Nous avions un corpus regroupant un éventail de récits puisés dans les articles des médias et des enquêtes transcrites issues de notre travail sur le terrain.
Masiwa – Y a-t-il un élément qui vous a surpris au cours de vos recherches ?
YAS – Du fait de son caractère pluridisciplinaire, la thématique de la migration est investie par des chercheurs issus de plusieurs champs académiques. Aucune étude académique n’a été consacrée à la couverture médiatique (que ce soit par la presse internationale ou comorienne) de la « crise migratoire » ou l’immigration « clandestine » à Maore et ses conséquences ou le traitement de celle-ci comme un problème public. Il nous semble que cette thèse constitue une nouveauté que ce soit aux Comores ou ailleurs.
Mais le plus surprenant est le degré de manque de connaissances et d’information sur cette question dans la sphère politique et surtout médiatique en France et aux Comores.
Masiwa – À quelles conclusions importantes êtes-vous parvenu lors de votre soutenance ?
YAS – J’ai essayé de montrer que le positionnement des institutions internationales telles que l’ONU joue un rôle clé dans la constitution du problème public, notamment en ce qu’il détermine l’émergence d’acteurs associatifs et l’implantation d’ONG à Mayotte.

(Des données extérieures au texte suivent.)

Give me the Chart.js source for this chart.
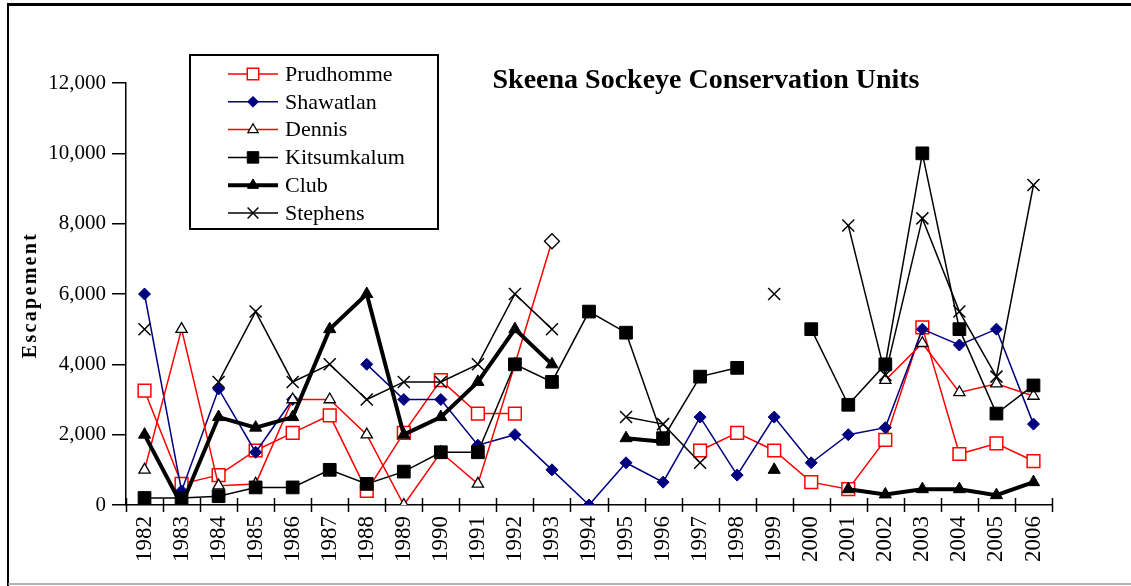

J’ai également démontré clairement comment des définitions inconciliables mettent en jeu la souveraineté des États, et n’offre aucune perspective de sortie de crise.
Malheureusement, ma thèse s’achève sur ce constat d’échec où l’émergence d’arènes et de débats publics achoppe sur le poids des cadres constitutionnels.
Cette recherche m’a permis de comprendre que l’immigration internationale, le « déplacement des populations » pour reprendre le terme accepté par le droit international et le droit comorien ou bien « l’immigration clandestine » pour le droit français sur cet archipel comorien doit être régulé. Car comme nous l’avons souligné ci-haut, il y a un rapport de cause à effet entre « l’immigration illégale » et la délinquance.
On peut, certes, reprocher aux journalistes de prendre position pour ou contre Paris ou Moroni dans cette crise, mais on ne peut pas leur voler le rôle considérable qu’ils jouent dans la médiatisation de cette crise sur la scène internationale, car ils ont su créer de la dynamique, en espérant que cette « crise migratoire » à Maore, consécutive à la tragédie de « l’immigration clandestine », elle aussi consécutive au visa Balladur interpellera plus le public. Plus on en parle, mieux, c’est. “By any means necessary“, disait Malcolm X.